Steven Wilson, Limited Edition of One: Like the many, many lists included here (ranging from “10 Reasons I’m Not Macho, Cool or a ‘Rock Star'” to “100 Songs” that still leave him in awe), Wilson’s memoir captures his sturdily idiosyncratic viewpoint, his sense of the thin line between melancholy and absurdity, the sweeping range of art that moves him, and his relentless drive to create something worthy of that company. The lifelong musical journey he recaps — with an initial “aha” moment stemming from both Donna Summer and Pink Floyd, leading to the absorption of ABBA, Karlheinz Stockhausen, and everything in-between (from cheesy chart pop to teeth-grinding noise) along the way — makes perfect sense of his incessant stylistic zigzags, from the early days of No-Man and Porcupine Tree all the way to The Future Bites. Throughout, Wilson acknowledges both the attractions and temptations of a success lying just beyond his reach, as well as his determination to connect with the wider world, but on his own terms: “For me, it was never either/or” and “It’s not about getting it, it’s about letting it” perfectly summarize both his personal approach and what he asks of his listeners.
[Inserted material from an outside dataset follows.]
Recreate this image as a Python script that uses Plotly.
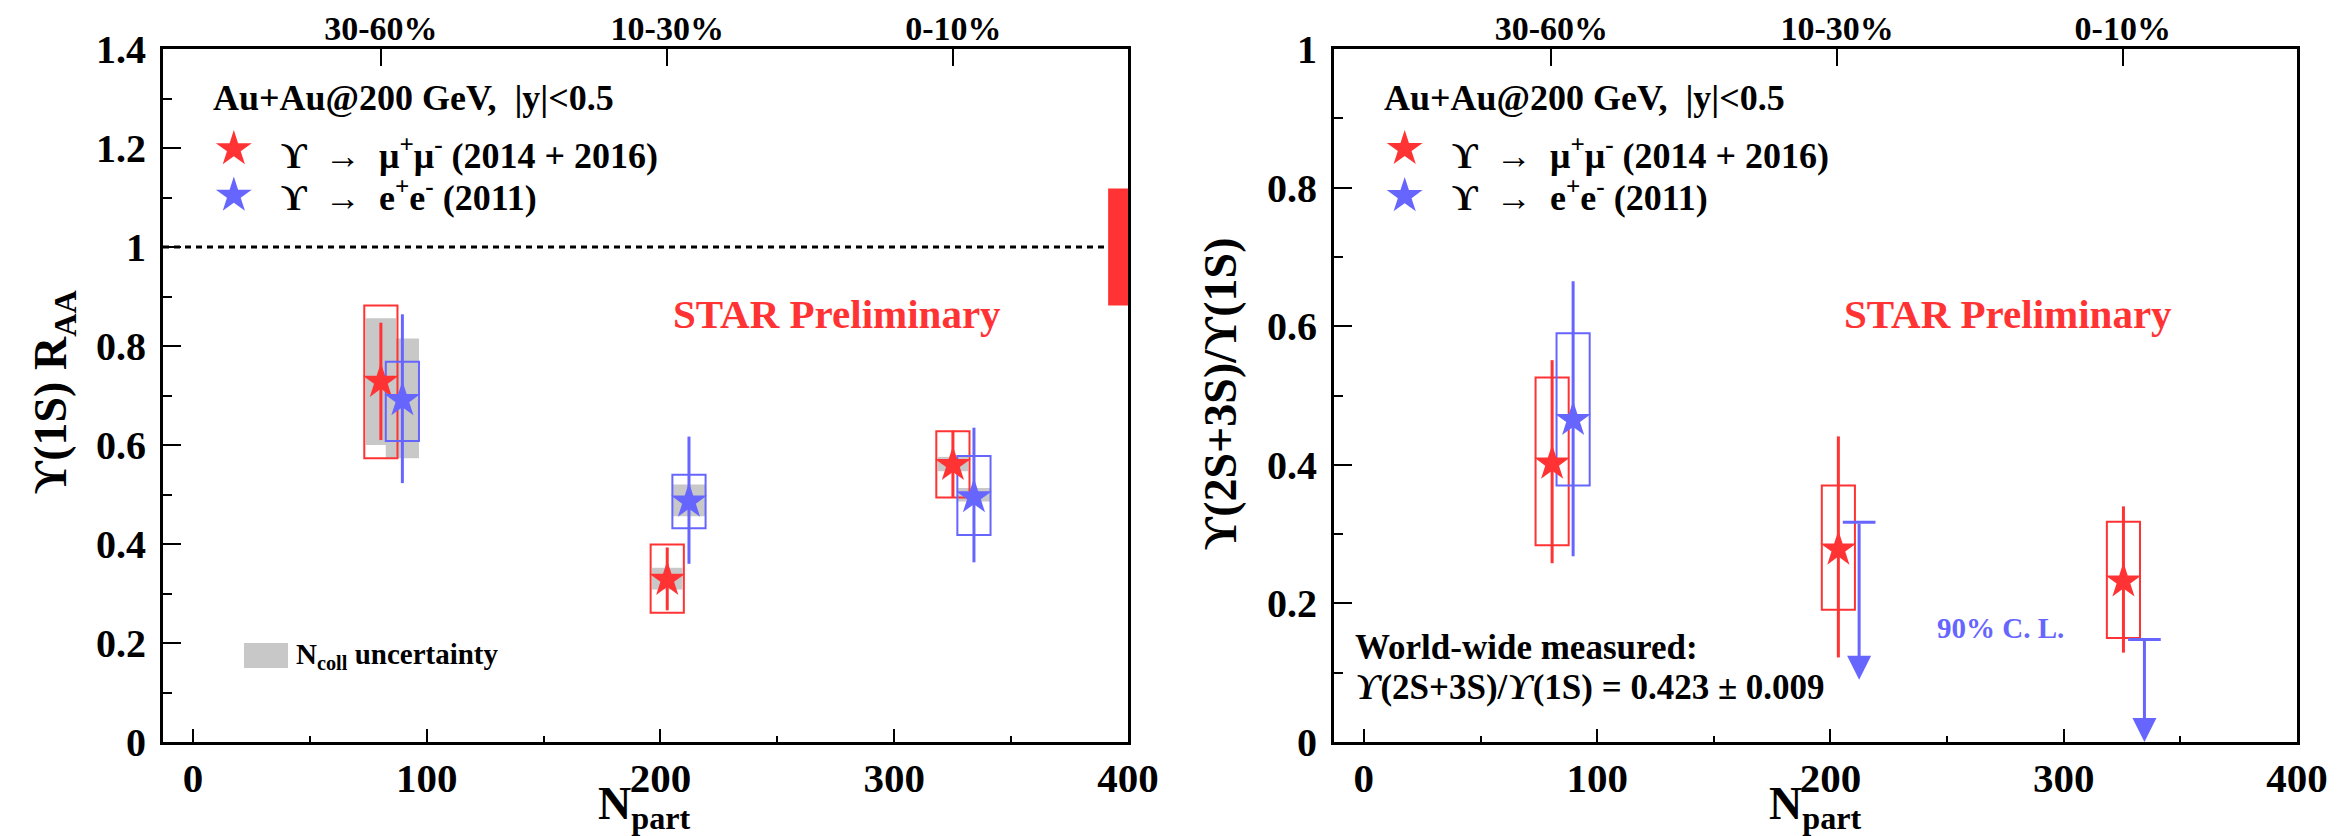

Plus intriguing takes on breaking the fourth wall (on social media and even in print), the modified limited skinny on both P-Tree’s breakup and their Closure/Continuation reunion, and fleeting glimpses of SW’s next project, The Harmony Codex. As ever with Wilson, even if this isn’t your specific cup of tea, there’s plenty here that fascinates and even moves. (American release of the hardback edition has been delayed until late July; ebooks and audiobooks — the latter read by SW and co-author Mick Wall — are now available worldwide, and import hardbacks are available from Burning Shed and Blackwells.)